In PlanAssembler.java:
The search below the distinct node for the scan where we wish to inline it appears to be a little too aggressive.
My concern is that pushing a distinct down through some nodes can lead to incorrect results.
Particular cases where this can cause problems are some joins and aggregates, though there may be others (?).
It should probably be kept simple, pushing down only through "known safe" cases, otherwise, erring on the side of less performant but correct.
Initially, we could restrict ourselves to applying the push-down to an immediate child scan.
Other cases can be added as we may discover them as "missed easy cases" in testing.
In DistinctPlanNode.java:
The DistinctPlanNode::resolveIndexes code does not actually have to deal with the child-less (inlined) node case
since the function is only called on non-inlined nodes -- those that are participating in the plan tree.
Instead, for safety, this code could be refactored in the style of ProjectionPlanNode, with the normal (non-inline) entry point making the usual assertions and delegating to a resolveColumnIndexesUsingSchema which is
an alternative entry (that should be) called by SeqScanPlanNode for inlines (again, in the style used there for inline ProjectionPlanNodes).
In distinctplannode.cpp (vs distinctexecutor.cpp):
The isTupleValueDistinct function added to distinctplannode would be better kept in distinctexecutor,
factored there (rather than duplicated) into a function that could be called both from SeqScanExecutor::p_execute loop in the new inlined case and from within the DistinctExecutor::p_execute loop for the original normal case.
I appreciate how your change follows the precedent set by the inline projection processing -- involving the plan node in the execution process rather than simply using the plan node to initialize a corresponding "inline executor node".

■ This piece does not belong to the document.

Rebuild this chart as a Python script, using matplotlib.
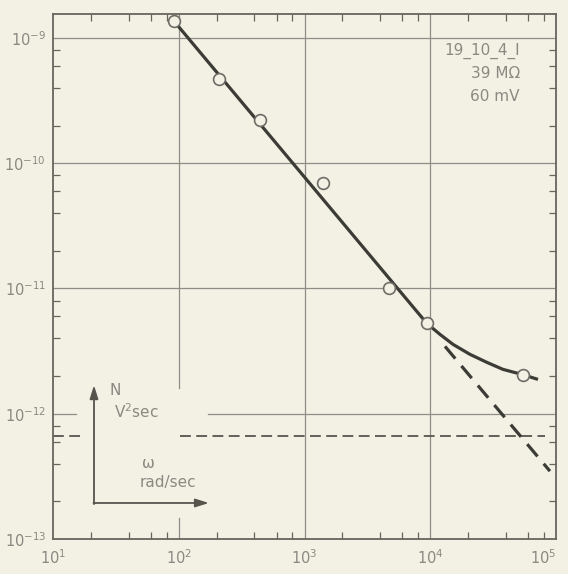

But I think that this approach to inlining projections may have been a mis-step and that it may be time to set a new precedent (and possibly plan to back-patch projection to follow it).
...and seqscanexecutor.cpp:
To "do the right thing" in this respect, we could construct a DistinctExecutor (possibly initializing a SeqScanExecutor pointer member initialized in SeqScanExecutor::p_init?) to do the SeqScanExecutor's dirty work.
The isTupleValueDistinct function could then be made non-static and its signature simplified so that it could operate on an INTERNAL std::set data member (migrated to be a member rather than a DistinctExecutor::p_execute local variable).
I expect that this change idiom -- migrating of state from executor::p_execute locals into executor data members (sometimes initialized in p_init) will become a recurring theme as we migrate away from "push".
BTW, I don't see the rationale for adding the TableTuple* vs. using the existing TableTuple& in SeqScanExecutor::p_execute, so the change to this function could be very small.
Finally, the changeset introduced some whitespace issues (use of spaces on empty lines or at ends of lines)
that cause it to fail our "hard rule coding standard" check-in tests. You can run "ant licensecheck" to quickly see the gory details -- which is run as an early step in "ant check" our standard check-in tests .
Unfortunately, I haven't taken the time to write the sed script that would automatically fix such issues.
Let me know if you have any questions about this.
Also, I'm still digesting your pull execution pseudo code (even while coming up to speed on the existing executor code, and possibly capturing what I'm learning for the developer wiki) -- I expect I'll get back to you in a little while.